In 1974, the same year the fuel tank drop test occurred, miniature stores of the AIM-7 Sparrow and AIM-9 Sidewinder air intercept missiles, along with various air-to-surface stores, including that of a 500-pound bomb, were assessed in 4T at speeds ranging from about 450 to 1,000 mph. These tests were conducted using a 1/20th scale model of the F-15, as these represented potential payloads for the fighter. This work was performed to determine the effects of external payloads on the flow field characteristics beneath the armament stations of the F-15 and was done in preparation for weapons separation flight tests scheduled at another Air Force installation.

The F-15 is renowned for its versatility when it comes to the number of different rockets, bombs and external loads it can carry. Munitions testing would continue to make up a large part of work involving the fighter occurring in Arnold wind tunnels. Over the years, hundreds of store combinations have been evaluated to help ensure the ability of the F-15 to safely accomplish air-to-ground and air-to-air missions.

As the 1990s were coming to a close, weapons separation tests completed in 4T marked the first steps in certifying the Air-Guided Missile 154A Joint Standoff Weapon and the Joint Direct Attack Munition Guided Bomb Unit 31 for use on the F-15E Strike Eagle, a variant of the F-15 introduced in the latter part of the 1980s. This test, sponsored by the Air Force Seek Eagle Office at Eglin Air Force Base, Florida, was part of an ongoing effort that began in 1989 to certify various munitions for the F-15E. Arnold personnel built 1/20th scale models of the F-15E, the AGM-154AJSOW and JDAM GBU-31 for the test which measured aerodynamic force and moment data in the flow field of the F-15E.

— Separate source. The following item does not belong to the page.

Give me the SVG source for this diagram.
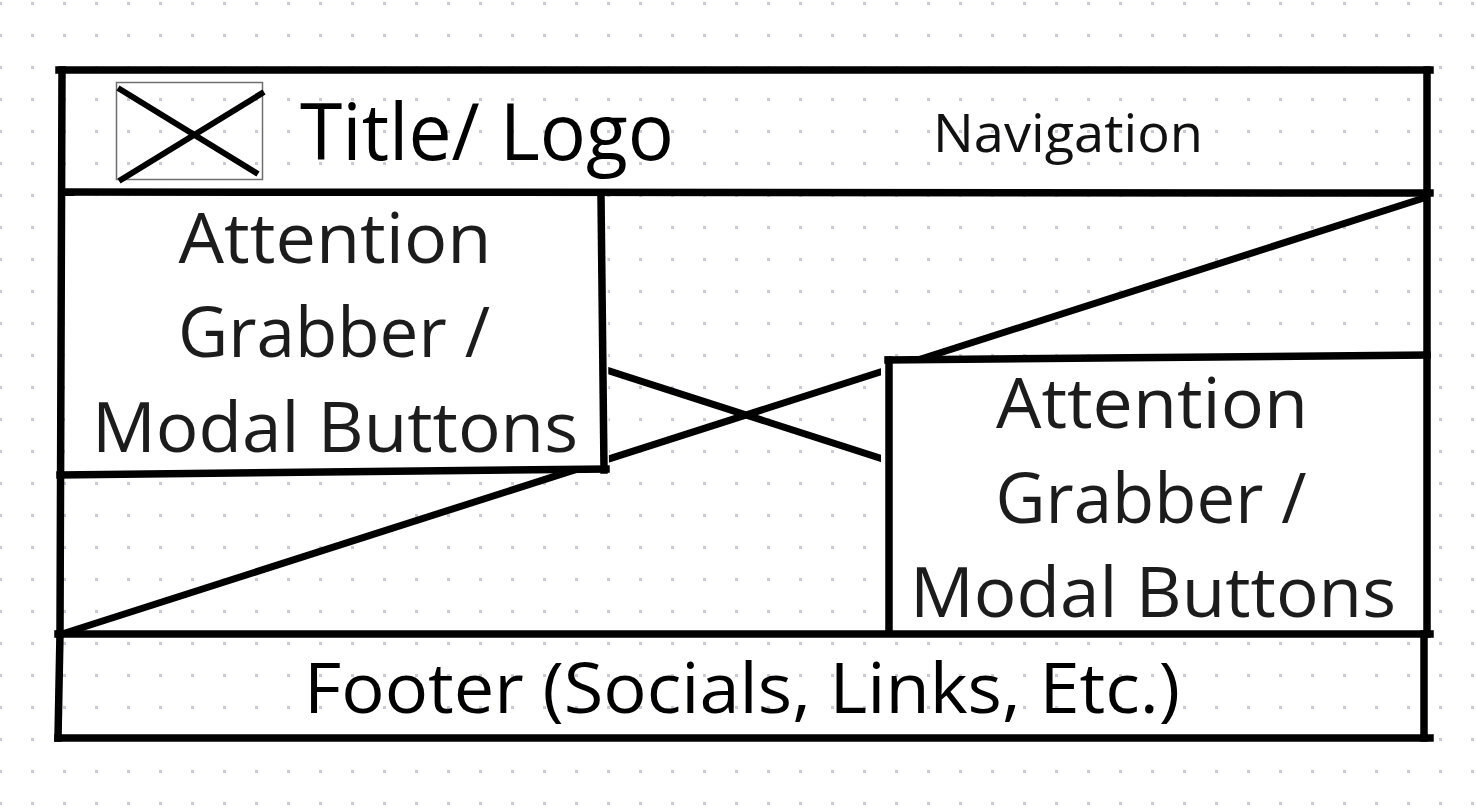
<svg xmlns="http://www.w3.org/2000/svg" width="1477" height="811" viewBox="0 0 1477 811">
  <style>
    .ln { stroke: #000; stroke-width: 7.5; fill: none; stroke-linecap: square; }
    .xl { stroke: #000; stroke-width: 7; fill: none; }
    .txt { font-family: "Open Sans", "Noto Sans", "DejaVu Sans", sans-serif; fill: #1c1c1c; }
    .box { fill: #fff; stroke: none; }
  </style>
  <defs>
    <pattern id="dots" x="-1" y="2" width="32" height="32" patternUnits="userSpaceOnUse">
      <rect x="0" y="0" width="3" height="3" fill="#c8cad5"/>
    </pattern>
  </defs>
  <rect x="0" y="0" width="1477" height="811" fill="#fff"/>
  <rect x="0" y="0" width="1477" height="811" fill="url(#dots)"/>

  <g id="connectors">
    <line class="xl" x1="62" y1="195" x2="1427" y2="634"/>
    <line class="xl" x1="62" y1="634" x2="1427" y2="197"/>
  </g>

  <g id="modal-left">
    <polygon class="box" points="65,196 607,196 609,471 65,474"/>
    <line class="ln" x1="601" y1="196" x2="604" y2="470"/>
    <line class="ln" x1="60" y1="475" x2="606" y2="469"/>
    <text class="txt" x="335" y="263" font-size="70" text-anchor="middle" textLength="313" lengthAdjust="spacingAndGlyphs">Attention</text>
    <text class="txt" x="334" y="357" font-size="70" text-anchor="middle" textLength="312" lengthAdjust="spacingAndGlyphs">Grabber /</text>
    <text class="txt" x="335" y="452" font-size="70" text-anchor="middle" textLength="486" lengthAdjust="spacingAndGlyphs">Modal Buttons</text>
  </g>

  <g id="modal-right">
    <polygon class="box" points="881,358 1424,353 1424,632 881,632"/>
    <line class="ln" x1="889" y1="360" x2="889" y2="633"/>
    <line class="ln" x1="888" y1="360" x2="1427" y2="355"/>
    <text class="txt" x="1152" y="428" font-size="70" text-anchor="middle" textLength="312" lengthAdjust="spacingAndGlyphs">Attention</text>
    <text class="txt" x="1151" y="523" font-size="70" text-anchor="middle" textLength="311" lengthAdjust="spacingAndGlyphs">Grabber /</text>
    <text class="txt" x="1153" y="617" font-size="70" text-anchor="middle" textLength="486" lengthAdjust="spacingAndGlyphs">Modal Buttons</text>
  </g>

  <g id="header">
    <line class="ln" x1="59" y1="70" x2="1430" y2="70"/>
    <line class="ln" x1="62" y1="70" x2="60" y2="634"/>
    <line class="ln" x1="1427" y1="70" x2="1427" y2="634"/>
    <line class="ln" x1="62" y1="192" x2="1430" y2="193"/>
    <rect x="116.5" y="82.5" width="146" height="97" fill="none" stroke="#6f6f6f" stroke-width="1.5"/>
    <line stroke="#000" stroke-width="6" x1="118" y1="88" x2="258" y2="174"/>
    <line stroke="#000" stroke-width="6" x1="119" y1="181" x2="264" y2="92"/>
    <text class="txt" x="300" y="160" font-size="79" style="fill:#000" textLength="374" lengthAdjust="spacingAndGlyphs">Title/ Logo</text>
    <text class="txt" x="933" y="152" font-size="53" style="fill:#111" textLength="270" lengthAdjust="spacingAndGlyphs">Navigation</text>
  </g>

  <g id="footer">
    <line class="ln" x1="58" y1="634" x2="1430" y2="634"/>
    <line class="ln" x1="60" y1="634" x2="58" y2="738"/>
    <line class="ln" x1="1424" y1="634" x2="1424" y2="738"/>
    <line class="ln" x1="58" y1="738" x2="1430" y2="738"/>
    <text class="txt" x="742" y="713" font-size="69" style="fill:#000" text-anchor="middle" textLength="876" lengthAdjust="spacingAndGlyphs">Footer (Socials, Links, Etc.)</text>
  </g>
</svg>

During testing that concluded in September 2006, the separation characterizations of the Joint Air to Surface Standoff Missile from the F15E were evaluated in 4T. This test provided direct support to the ability of the Air Force to conduct long-range strike operations.

In the early 2010s, a scale model of the F-15E was used in 4T to conduct store separation and aerodynamic testing on a powerful precision-guided bomb that would enable the fighter to find and destroy moving targets under challenging conditions.

F-15 models, engines and related equipment have occupied AEDC facilities off and on over the past 50-plus years, but the aircraft holds a permanent spot on the grounds of the Arnold AFB. Located at the Main Gate is a full-size static display of an F-15. In August 2007, this display was dedicated in memory of Maj. Jim Duricy, a test pilot who was killed in April 2002 when he was forced to eject at a high speed as the F-15C he piloted crashed into the Gulf of Mexico.